The first day of Ecology class we went out to a local pond, gathered water, and returned to the lab. I’ll never forget the amazement of viewing the water under a microscope, exploring that hidden world.
I finally got my first microscope for viewing ceramics. There are multiple hand-held digital microscopes available now, I went with a Chinese company, Supereyes. The A005+ is their most expensive version and has a 5MP sensor. It was about $150USD.
The camera comes with Windows software. On a Mac, you just plug in the USB cable, open Quicktime and select File->New Movie Recording. You can either record a movie or take a screenshot. Results are best if Quicktime is in Fullscreen mode.
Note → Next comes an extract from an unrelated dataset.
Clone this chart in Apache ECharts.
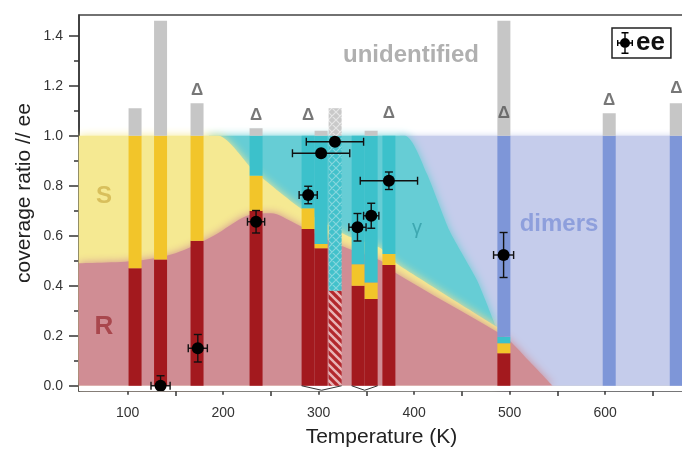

The quality of the A005+ sensor is not great. There is a lot of noise in the image and resolution seems poor for 5MP. Focusing works fairly well, although the focusing mechanism (rotating the top of the microscope) can be confusing. The A005+ has built-in lights, however they produce a lot of glare on reflective surfaces. Using ambient light or shining a flashlight at various angles works better. It is also very interesting to view translucent ceramics with a light shining through them.
Shining a flashlight through a late Ming porcelain export dish to view birds painted in blue & white.
In retrospect, I probably should have gone with a regular microscope, using a handheld digital camera to record images. (John Skaley has more information about microphotos at the bottom of his iron glazes article.) But the A005+ is still a pretty fun toy.
As a first test of the microscope, I thought it would be interesting to compare various clear glazes. Personally, I prefer clear glazes that do not contain too many bubbles visible by the naked eye.
These clear glazes were all fired in a reduction atmosphere to Orton Cone 11. You can find the recipes to these glazes on my new recipe website, Glazy.org.
In microphotography it’s common to take multiple images of a subject at various focus depths, finally merging those images into a single image with greater depth of field.
We can also physically move the subject around on the microscope platform without varying focal length, finally merging those images into a single, larger image. (Just like taking a “panorama” shot on your mobile phone.) Various software exists to merge these photos together, including Photoshop and Lightroom.
For Photoshop the process is very simple. Just gather your panoramic images into a single folder. Open Photoshop and select File->Automate->Photomerge. Select all your images and modify settings if desired. I find that the default settings work just fine in most cases.